Global Interconnectedness Impact
- Tariff Spillover Risks: U.S. tariffs may push up input costs through global supply chains, with ECB officials (Schnabel) identifying this as an "upside risk" for eurozone inflation;
- Transmission Mechanism: Even with weak domestic demand in the eurozone, "imported inflation (high-cost imports)" may still limit the ECB's policy flexibility.
Focus on the Chinese Market
Currently, China is adopting a "dual-track strategy": politically, strengthening cooperation with India to respond to external shocks, and economically, injecting liquidity and guiding market expectations to alleviate economic vulnerabilities.
- Core Logic: Hoping to leverage its leading position in technology to compensate for shortcomings in economic growth;
- Potential Risks: If the real economy continues to stagnate while the market relies solely on liquidity to maintain high levels, it may lead to structural vulnerabilities beneath a facade of prosperity.
Current Tariff Impact Status
- CICC data shows: Chinese export enterprises bear only 9% of U.S. tariff costs, far lower than the burden on European and Southeast Asian companies;
- Implications: U.S. importers are currently absorbing tariff costs themselves, compressing their profit margins.
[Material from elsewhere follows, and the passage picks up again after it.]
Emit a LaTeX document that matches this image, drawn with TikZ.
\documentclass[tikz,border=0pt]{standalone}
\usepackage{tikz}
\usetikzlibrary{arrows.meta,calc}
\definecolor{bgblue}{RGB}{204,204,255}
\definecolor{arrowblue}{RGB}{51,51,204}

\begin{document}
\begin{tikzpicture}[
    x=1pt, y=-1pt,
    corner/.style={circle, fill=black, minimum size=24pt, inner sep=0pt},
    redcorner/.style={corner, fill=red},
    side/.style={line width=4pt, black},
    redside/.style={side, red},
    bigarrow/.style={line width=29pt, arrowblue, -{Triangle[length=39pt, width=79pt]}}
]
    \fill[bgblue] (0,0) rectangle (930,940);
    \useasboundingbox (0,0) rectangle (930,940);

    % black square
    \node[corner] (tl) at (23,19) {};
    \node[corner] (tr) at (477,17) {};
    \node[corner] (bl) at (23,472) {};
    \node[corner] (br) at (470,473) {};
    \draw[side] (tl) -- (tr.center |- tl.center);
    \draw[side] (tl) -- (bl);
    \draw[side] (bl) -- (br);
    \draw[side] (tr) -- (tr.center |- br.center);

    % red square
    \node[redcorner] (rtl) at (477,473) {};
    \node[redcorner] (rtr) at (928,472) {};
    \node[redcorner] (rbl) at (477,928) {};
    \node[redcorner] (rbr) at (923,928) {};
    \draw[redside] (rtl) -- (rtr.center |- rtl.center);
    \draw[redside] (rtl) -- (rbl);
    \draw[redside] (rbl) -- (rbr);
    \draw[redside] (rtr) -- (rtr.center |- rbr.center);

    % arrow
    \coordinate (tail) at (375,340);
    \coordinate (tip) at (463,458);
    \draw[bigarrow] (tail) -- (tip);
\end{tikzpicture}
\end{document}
This model is unsustainable—ultimately, U.S. consumers will face rising prices, further exacerbating inflation risks;
- Export Pressure on China: China's exports to the U.S. continue to decline, with rising factory idle rates potentially posing latent pressure on domestic stability. This vulnerability, while not obvious, has significant implications.
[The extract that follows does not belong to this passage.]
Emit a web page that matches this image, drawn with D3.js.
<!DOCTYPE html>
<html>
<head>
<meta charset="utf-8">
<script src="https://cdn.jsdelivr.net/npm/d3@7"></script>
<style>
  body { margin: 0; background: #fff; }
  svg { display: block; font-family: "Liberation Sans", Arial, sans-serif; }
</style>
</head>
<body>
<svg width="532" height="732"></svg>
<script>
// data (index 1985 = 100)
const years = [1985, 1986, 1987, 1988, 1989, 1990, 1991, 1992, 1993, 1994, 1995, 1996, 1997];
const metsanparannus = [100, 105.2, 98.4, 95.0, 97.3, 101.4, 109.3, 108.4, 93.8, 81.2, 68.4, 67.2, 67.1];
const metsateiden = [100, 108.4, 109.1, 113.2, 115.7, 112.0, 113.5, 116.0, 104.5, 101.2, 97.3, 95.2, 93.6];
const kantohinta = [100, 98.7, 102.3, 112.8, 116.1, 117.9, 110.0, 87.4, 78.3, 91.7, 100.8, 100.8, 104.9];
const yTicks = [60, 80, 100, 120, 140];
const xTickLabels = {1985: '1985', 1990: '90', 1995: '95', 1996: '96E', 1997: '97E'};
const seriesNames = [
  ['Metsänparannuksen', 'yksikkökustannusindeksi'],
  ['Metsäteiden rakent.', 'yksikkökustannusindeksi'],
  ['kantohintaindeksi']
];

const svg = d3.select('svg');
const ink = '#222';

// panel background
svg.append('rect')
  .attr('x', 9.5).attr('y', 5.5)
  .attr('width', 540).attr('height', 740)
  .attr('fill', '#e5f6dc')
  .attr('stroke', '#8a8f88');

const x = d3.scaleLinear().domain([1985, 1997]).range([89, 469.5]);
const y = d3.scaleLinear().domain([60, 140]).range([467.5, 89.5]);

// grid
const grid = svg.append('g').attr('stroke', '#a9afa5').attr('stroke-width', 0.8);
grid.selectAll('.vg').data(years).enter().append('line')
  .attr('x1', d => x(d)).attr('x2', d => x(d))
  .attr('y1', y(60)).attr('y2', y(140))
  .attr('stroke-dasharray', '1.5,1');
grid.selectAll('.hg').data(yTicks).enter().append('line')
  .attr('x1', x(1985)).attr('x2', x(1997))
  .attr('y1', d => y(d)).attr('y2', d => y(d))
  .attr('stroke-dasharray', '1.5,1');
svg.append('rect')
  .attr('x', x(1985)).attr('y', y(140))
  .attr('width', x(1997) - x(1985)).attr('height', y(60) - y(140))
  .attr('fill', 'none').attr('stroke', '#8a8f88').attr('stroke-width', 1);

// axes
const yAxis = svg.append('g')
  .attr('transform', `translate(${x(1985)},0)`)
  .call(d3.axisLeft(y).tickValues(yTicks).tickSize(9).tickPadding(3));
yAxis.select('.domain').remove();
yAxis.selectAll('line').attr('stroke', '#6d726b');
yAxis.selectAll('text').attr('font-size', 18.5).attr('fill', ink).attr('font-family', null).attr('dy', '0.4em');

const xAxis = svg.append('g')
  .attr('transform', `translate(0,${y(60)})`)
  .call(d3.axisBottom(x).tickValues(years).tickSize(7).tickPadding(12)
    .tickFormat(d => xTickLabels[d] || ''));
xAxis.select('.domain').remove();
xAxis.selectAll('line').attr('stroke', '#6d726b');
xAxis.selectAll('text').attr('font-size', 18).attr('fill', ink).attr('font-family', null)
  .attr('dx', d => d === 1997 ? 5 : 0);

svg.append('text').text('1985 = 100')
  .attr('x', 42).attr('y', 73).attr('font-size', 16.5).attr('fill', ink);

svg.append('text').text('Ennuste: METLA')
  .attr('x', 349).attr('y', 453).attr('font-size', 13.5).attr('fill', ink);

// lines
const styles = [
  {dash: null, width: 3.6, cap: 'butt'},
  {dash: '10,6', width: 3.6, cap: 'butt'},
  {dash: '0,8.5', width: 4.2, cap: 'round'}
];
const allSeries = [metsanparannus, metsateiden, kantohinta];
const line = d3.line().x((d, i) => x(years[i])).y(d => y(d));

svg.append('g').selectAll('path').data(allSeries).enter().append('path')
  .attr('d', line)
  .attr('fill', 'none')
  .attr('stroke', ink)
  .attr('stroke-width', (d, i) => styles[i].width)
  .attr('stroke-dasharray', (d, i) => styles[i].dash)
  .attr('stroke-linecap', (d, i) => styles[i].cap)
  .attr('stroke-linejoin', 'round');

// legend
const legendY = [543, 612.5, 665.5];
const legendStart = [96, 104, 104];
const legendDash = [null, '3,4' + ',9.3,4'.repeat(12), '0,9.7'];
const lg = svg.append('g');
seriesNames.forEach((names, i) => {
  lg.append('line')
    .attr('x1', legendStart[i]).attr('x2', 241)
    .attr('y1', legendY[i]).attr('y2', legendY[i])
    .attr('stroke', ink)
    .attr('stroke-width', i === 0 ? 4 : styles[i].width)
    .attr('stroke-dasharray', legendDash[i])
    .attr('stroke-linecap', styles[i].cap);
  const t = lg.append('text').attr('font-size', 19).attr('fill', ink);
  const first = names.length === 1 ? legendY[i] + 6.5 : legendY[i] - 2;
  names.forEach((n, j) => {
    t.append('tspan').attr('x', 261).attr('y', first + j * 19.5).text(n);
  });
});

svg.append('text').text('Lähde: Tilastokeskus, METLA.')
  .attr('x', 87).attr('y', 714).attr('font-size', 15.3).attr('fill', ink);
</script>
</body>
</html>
Geopolitical Landscape Restructuring
- U.S. "Containment" Strategy Towards China Faces Setbacks: The U.S. has imposed a 50% tariff on India due to its imports of Russian oil, weakening its own "containment alliance" against China;
- China's Strategic Response: Quickly seizing this rift to facilitate the first trilateral talks between India and Russia in years in Beijing;
- Key Insight: If China and India deepen cooperation, the U.S.-led "Quad Security Dialogue" (comprising the U.S., Japan, Australia, and India) may face strategic hollowing risks.
Capital Market as a "Safety Valve"
- Divergence Between Market and Economy: Despite the weak fundamentals of the Chinese economy, the stock market has reached a 10-year high—this rise is not driven by corporate profits but by "liquidity injections" and "the transfer of $22 trillion in household savings from deposits (yielding about 1%) to the stock market";
- Attractiveness Logic: With a 10-year Treasury yield of only 1.7%, stocks possess structural attractiveness in terms of "relative returns"; simultaneously, global investors are also chasing Chinese assets with technological advantages;
- Core Insight: The current market optimism is a bet on "liquidity easing + technology narrative," rather than confidence in a recovery of the real economy.
Macroeconomic Risk Warning
- Bubble Risks: If the real economy fails to achieve a genuine recovery, the current stock market rise may evolve into another round of "liquidity-driven bubbles";
- Increased Policy Dependency: If exports continue to decline and household consumption demand remains weak, China may need to further increase monetary easing efforts and employ more capital market regulatory measures to maintain market stability.